Cette ingratitude met en lumière deux vérités cruelles.
D’abord, elle rappelle au président Évariste Ndayishimiye à quel point sa décision d’envoyer des troupes au Congo est impopulaire et politiquement suicidaire.
Ensuite, elle révèle que, pour Kinshasa, l’effort burundais est considéré comme un dû, presque comme un service mercenaire, indigne même d’être cité.
L’expression française peine perdue résume parfaitement cette absurdité : les sacrifices burundais n’auront servi qu’à renforcer une guerre étrangère dans laquelle leur pays n’a aucun intérêt stratégique.
Le prix de l’imprudence diplomatique
En définitive, ce discours restera dans les annales non pas pour ce qu’il a dit sur l’économie africaine – car il n’a rien dit – mais pour ce qu’il a révélé sur son auteur.
Il a montré un président prompt à instrumentaliser les tribunes internationales pour ses querelles internes, incapable d’assumer les réalités de son pays, et assez peu avisé pour ignorer ses alliés les plus engagés.

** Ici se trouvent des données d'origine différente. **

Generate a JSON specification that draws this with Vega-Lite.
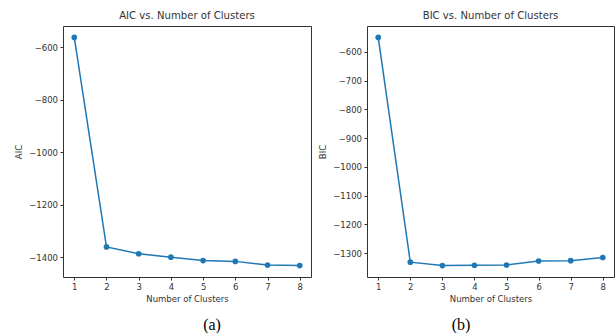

Il a surtout prouvé que la diplomatie n’est pas une scène pour les monologues victimaires, mais un espace de responsabilité et de lucidité.
Pour Bujumbura, cette allocution – prononcée lors du Global Gateway Forum à Bruxelles – devrait être un électrochoc.
L’armée burundaise, qui a versé son sang pour une cause étrangère, devrait réfléchir sérieusement avant de continuer à s’engager dans une guerre où son sacrifice n’est ni reconnu ni respecté.
Car au fond, ce silence congolais en dit plus long que tous les discours : dans l’équation de Kinshasa, le Burundi n’est pas un partenaire stratégique. Il n’est qu’un instrument ponctuel, rémunéré, utilisable – et oubliable.
Ainsi, le discours de Félix Tshisekedi n’était pas seulement une faute de goût diplomatique ; il fut une leçon d’amnésie stratégique, un manifeste d’irresponsabilité, et peut-être – sans qu’il ne s’en rende compte – l’aveu le plus clair de son incapacité à diriger un pays qui s’effondre… sans même qu’il soit en guerre.